To fill this gap, the authors propose a conditional, uncertainty‑aware detection framework based on stochastic convolutional neural networks (CNNs). They construct a politically focused binary image dataset from the Open‑FAKE corpus by deterministic metadata filtering using a fixed list of political keywords (e.g., “president”, “election”, “campaign”). The resulting set contains 4,000 images, balanced between real and synthetic, and is split into training (2,800), validation (600), and test (600) subsets. An additional out‑of‑distribution (OOD) test set is created by holding out entire generator families that are not seen during training, allowing the authors to evaluate how well uncertainty estimates generalize to unseen synthesis methods.

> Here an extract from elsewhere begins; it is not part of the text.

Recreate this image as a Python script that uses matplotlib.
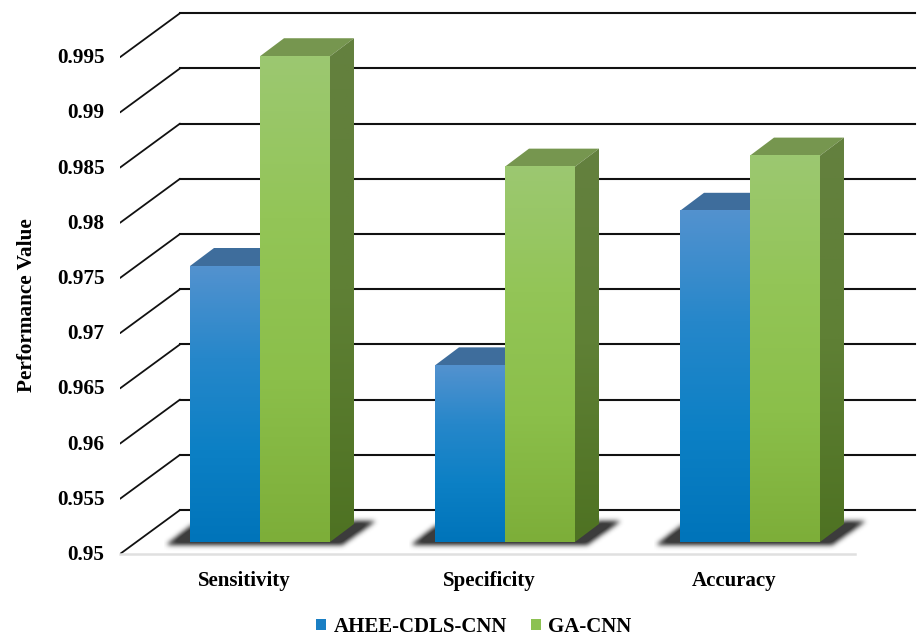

Two CNN backbones are examined: ResNet‑18 (a shallow residual network) and EfficientNet‑B4 (a compound‑scaled architecture). Both are initialized with ImageNet‑pretrained weights and fully fine‑tuned on the political dataset, avoiding frozen‑feature regimes that could confound uncertainty analysis. Dropout layers present in the original architectures are retained and activated at test time, enabling Monte Carlo (MC) dropout. The authors compare five inference strategies: (1) deterministic single‑pass, (2) single‑pass stochastic (dropout on but only one forward pass), (3) MC‑dropout with 30 stochastic forward passes, (4) temperature scaling for post‑hoc calibration, and (5) a non‑Bayesian ensemble of five independently trained models.

Evaluation goes beyond standard discrimination metrics (ROC‑AUC, accuracy). The authors measure calibration quality using Expected Calibration Error (ECE), Brier score, and Negative Log‑Likelihood (NLL). They also assess the correlation between predicted uncertainty and actual errors, both globally and within confidence‑conditioned bands (e.g., 0.9–1.0 confidence). This dual focus captures whether uncertainty behaves as an operational signal that flags likely mistakes.

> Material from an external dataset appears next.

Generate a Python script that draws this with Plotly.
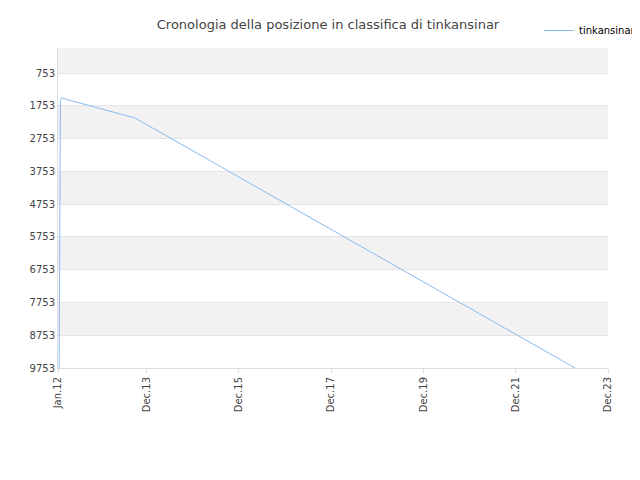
import plotly.graph_objects as go

dates = ["2012-01-10", "2012-01-20", "2012-01-28", "2013-09-01", "2023-03-15"]
ranks = [9753, 1600, 1515, 2125, 9753]
tick_vals = ["2012-01-01", "2013-12-01", "2015-12-01", "2017-12-01", "2019-12-01", "2021-12-01", "2023-12-01"]
tick_text = ["Jan.12", "Dec.13", "Dec.15", "Dec.17", "Dec.19", "Dec.21", "Dec.23"]
y_ticks = [753, 1753, 2753, 3753, 4753, 5753, 6753, 7753, 8753, 9753]

fig = go.Figure()
fig.add_trace(go.Scatter(x=dates, y=ranks, mode="lines", name="tinkansinar",
                         line=dict(color="#88bbee", width=1)))
shapes = []
bounds = [-10] + y_ticks
for i in range(len(bounds) - 1):
    if i % 2 == 0:
        shapes.append(dict(type="rect", xref="paper", yref="y", x0=0, x1=1,
                           y0=bounds[i], y1=bounds[i + 1], fillcolor="#f2f2f2",
                           line_width=0, layer="below"))
fig.update_layout(
    width=640, height=480, paper_bgcolor="white", plot_bgcolor="white",
    margin=dict(l=50, r=40, t=40, b=120, autoexpand=False), shapes=shapes,
    title=dict(text="Cronologia della posizione in classifica di tinkansinar", x=0.5, y=0.975,
               font=dict(size=13, color="#444", family="DejaVu Sans")),
    font=dict(family="DejaVu Sans", size=10, color="#444"),
    legend=dict(x=1.06, y=1.1, xanchor="right", yanchor="top", font=dict(size=10, color="#000")),
    showlegend=True,
)
fig.update_xaxes(range=["2012-01-01", "2023-12-01"], tickvals=tick_vals, ticktext=tick_text,
                 tickangle=-90, showgrid=False, showline=True, linecolor="#ddd", ticks="outside",
                 ticklen=4, tickcolor="#ddd", automargin=False)
fig.update_yaxes(range=[9753, -10], tickvals=y_ticks, showgrid=True, gridcolor="#e5e5e5",
                 zeroline=False, showline=True, linecolor="#ddd", automargin=False)
fig.write_html("out.html")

Results show that both backbones achieve high ROC‑AUC (>0.94) in the in‑distribution test, but deterministic models suffer from substantial mis‑calibration (ECE ≈ 0.12). MC‑dropout reduces ECE to below 0.05 while preserving ROC‑AUC, and the uncertainty‑error correlation rises to ≈ 0.68, indicating that high‑uncertainty predictions are indeed more likely to be wrong. Temperature scaling improves calibration (ECE ≈ 0.07) but does not affect the uncertainty‑error relationship. The ensemble matches MC‑dropout in calibration but incurs higher computational cost. In the OOD scenario, all methods experience a drop in ROC‑AUC (≈ 0.85), yet MC‑dropout maintains the lowest ECE and the strongest uncertainty‑error correlation, demonstrating its robustness to unseen generators.

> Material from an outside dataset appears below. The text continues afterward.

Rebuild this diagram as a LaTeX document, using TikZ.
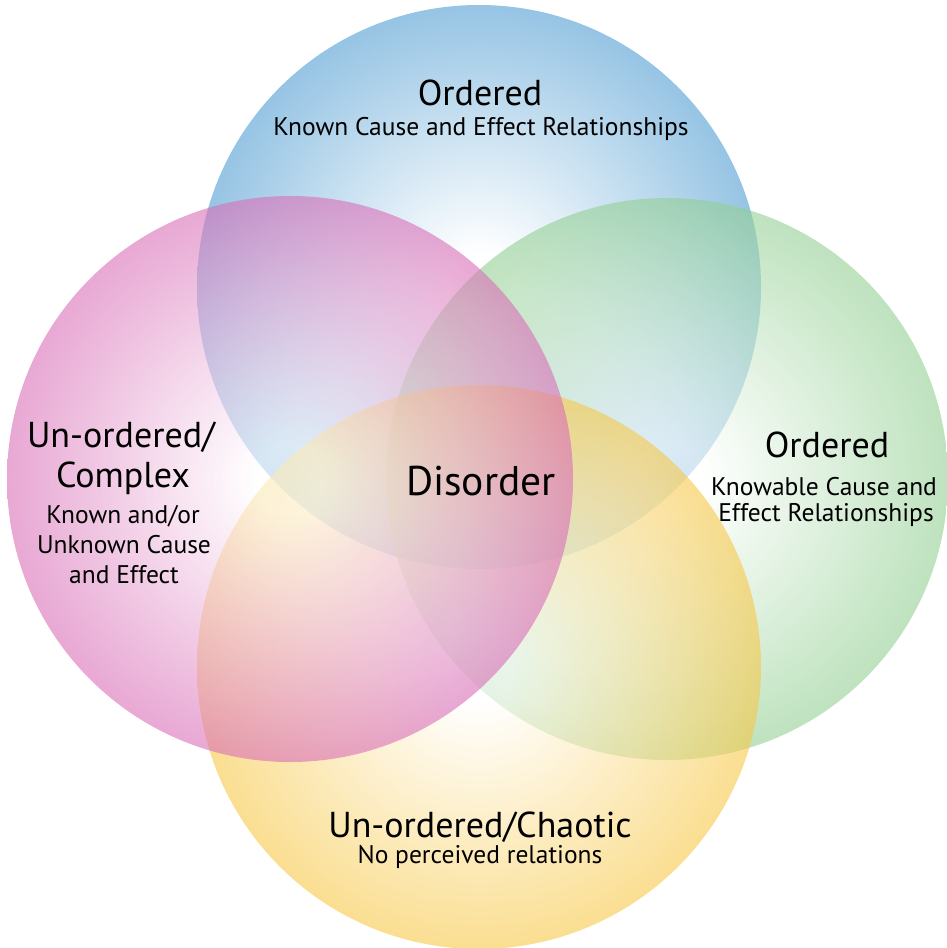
\documentclass[tikz,border=0pt]{standalone}
\usepackage{fontspec}
\setmainfont{PT Sans}
\definecolor{cblue}{RGB}{80,157,210}
\definecolor{cpink}{RGB}{217,110,183}
\definecolor{cgreen}{RGB}{147,207,147}
\definecolor{cyellow}{RGB}{247,200,72}
\colorlet{mblue}{cblue!50!white}
\colorlet{mpink}{cpink!50!white}
\colorlet{mgreen}{cgreen!50!white}
\colorlet{myellow}{cyellow!50!white}
\pgfdeclareradialshading{gblue}{\pgfpoint{0bp}{0bp}}{color(0bp)=(white); color(3bp)=(white); color(14bp)=(mblue); color(25bp)=(cblue); color(50bp)=(cblue)}
\pgfdeclareradialshading{gpink}{\pgfpoint{0bp}{0bp}}{color(0bp)=(white); color(3bp)=(white); color(14bp)=(mpink); color(25bp)=(cpink); color(50bp)=(cpink)}
\pgfdeclareradialshading{ggreen}{\pgfpoint{0bp}{0bp}}{color(0bp)=(white); color(3bp)=(white); color(14bp)=(mgreen); color(25bp)=(cgreen); color(50bp)=(cgreen)}
\pgfdeclareradialshading{gyellow}{\pgfpoint{0bp}{0bp}}{color(0bp)=(white); color(3bp)=(white); color(14bp)=(myellow); color(25bp)=(cyellow); color(50bp)=(cyellow)}
\tikzset{
  disc/.style={fill opacity=0.6},
  bigtxt/.style={anchor=base, inner sep=0pt, font=\fontsize{36}{42}\selectfont},
  smalltxt/.style={anchor=base, inner sep=0pt, font=\fontsize{25.5}{30}\selectfont},
  centertxt/.style={anchor=base, inner sep=0pt, font=\fontsize{41.5}{46}\selectfont},
}
\begin{document}
\begin{tikzpicture}[x=1pt,y=-1pt]
\useasboundingbox (0,0) rectangle (947,948);
\shade[disc, shading=gblue] (479,287) circle[radius=282pt];
\shade[disc, shading=ggreen] (667,479) circle[radius=281pt];
\shade[disc, shading=gyellow] (479,667) circle[radius=282pt];
\shade[disc, shading=gpink] (290,479) circle[radius=283pt];
% top
\node[bigtxt] (t1) at (480,105) {Ordered};
\node[smalltxt] (t2) at (481,135) {Known Cause and Effect Relationships};
% left
\node[bigtxt] (l1) at (121,447) {Un-ordered/};
\node[bigtxt] (l2) at (123,487) {Complex};
\node[smalltxt] (l3) at (123,523) {Known and/or};
\node[smalltxt] (l4) at (124,553) {Unknown Cause};
\node[smalltxt] (l5) at (124,583) {and Effect};
% right
\node[bigtxt] (r1) at (827,457) {Ordered};
\node[smalltxt] (r2) at (824,495) {Knowable Cause and};
\node[smalltxt] (r3) at (826,521) {Effect Relationships};
% bottom
\node[bigtxt] (b1) at (480,837) {Un-ordered/Chaotic};
\node[smalltxt] (b2) at (480,863) {No perceived relations};
% center
\node[centertxt] (c) at (481,495) {Disorder};
\end{tikzpicture}
\end{document}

The authors discuss practical implications: uncertainty estimates can be used to implement selective prediction policies, such as automatically rejecting low‑confidence, high‑uncertainty samples for human review while allowing high‑confidence, low‑uncertainty samples to be auto‑moderated. Confidence‑band analysis reveals that even in the 0.9–1.0 confidence range, spikes in uncertainty can identify borderline cases that merit extra scrutiny. Conversely, low uncertainty paired with misclassifications suggests model capacity limitations, prompting architecture upgrades or data augmentation.

Limitations are acknowledged. The dataset relies on keyword filtering, which may not capture the full diversity of political imagery across regions, events, or visual conditions. The OOD split tests only generator‑disjoint shifts, not other real‑world distribution changes such as compression artifacts or platform‑specific transformations. Moreover, the choice of dropout rate and number of MC samples influences uncertainty quality, a factor that warrants further systematic study.

In conclusion, the paper demonstrates that incorporating stochastic inference and explicit uncertainty quantification into political deepfake detection yields calibrated, error‑aware predictions that can directly inform risk‑aware moderation pipelines. The empirical framework—combining calibration metrics, proper scoring rules, and uncertainty‑error correlation—offers a reproducible blueprint for future work aiming to deploy trustworthy AI safeguards in politically sensitive media environments.